Plato banned poets from his republic, but it was a Pyrrhic triumph. Versifiers have a habit of outlasting politicians, and there is a nucleus of truth in Shelley's romantic declaration, "Poets are the unacknowledged legislators of the world." From time to time the acknowledged legislators agree; for one brief, shining moment, Robert Frost even shared the inaugural platform with John F. Kennedy. That, however, was a greater victory for p.r. than for poetry. The recent snubbing of Solzhenitsyn by the White House suggests that things have returned to the Platonic state. Which is where they should be, according to Robert Penn Warren's Democracy and Poetry; when poets begin pleasing the powerful, citizens had best look for the nearest exit.
Warren, 70, whose career has included Pulitzer Prizes for both poetry and fiction, does not shirk controversy in these two sinuously reasoned essays. He contends that art and democracy feed on each other, because both depend on the play of unfettered minds. At first glance, this seems preposterous; Western art has flourished under monarchies, tyrannies and varied refractions of the Imperial style. But Warren argues that the Greek dramatists and Roman poets created the very concept of free, responsible men that "in an imperfect, stumbling, and ragged way was to become more and more widely available." In the fullness of time, an elitist art helped spawn the rise of the common man.
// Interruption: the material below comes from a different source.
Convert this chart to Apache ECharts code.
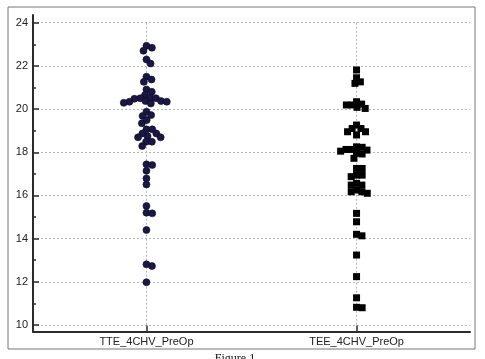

Why, then, have there been so few memorable hymns to his arrival? Why has so much American literature, from Huckleberry Finn to Gravity's Rainbow, cauterized America's open society? Because, Warren suggests, great art is rarely hortatory about victories: "What poetry most significantly celebrates is the capacity of man to face the deep, dark inwardness of his nature and his fate."
Thus Warren's central paradox: U.S. writers have been the bearers "of bad tidings of great joy." The joy comes from their very freedom to complain, and their message, no matter how resentful, is really "an adventure in the celebration of life." A work of art is more than just an independent image. It is an assertion of the artist's own liberation.
Mini-Anthology. Warren darkly foresees such art becoming ever more subversive in a brave new technology. Artists will be pariahs, ministering to the few who can recall the significance of democracy. This prediction smacks of the ivory tower. American artists have always felt more isolated than they really were. Though it has not always understood them, the U.S. middle class has in fact lionized its writers. As for American painters and sculptors, it is now impossible for them to epater les bourgeois. Today the bourgeoisie vie with each other for possession of the most avant-garde gesture. Given this tradition, Warren's fear that creators will suddenly be ostracized seems unduly somber.
Still, his thoughts about the abrasions of the individual are valid and troubling: "We are driving," observes Warren, "toward the destruction of the very assumption on which our nation is founded." His use of American literature to buttress this charge creates an inspired mini-anthology. By the book's close, Warren's defense of art becomes an antidote to the despondency he professes. Amid all the euphoria of the Bicentennial, this small volume concludes with a sharp, and, in the deepest sense, patriotic note.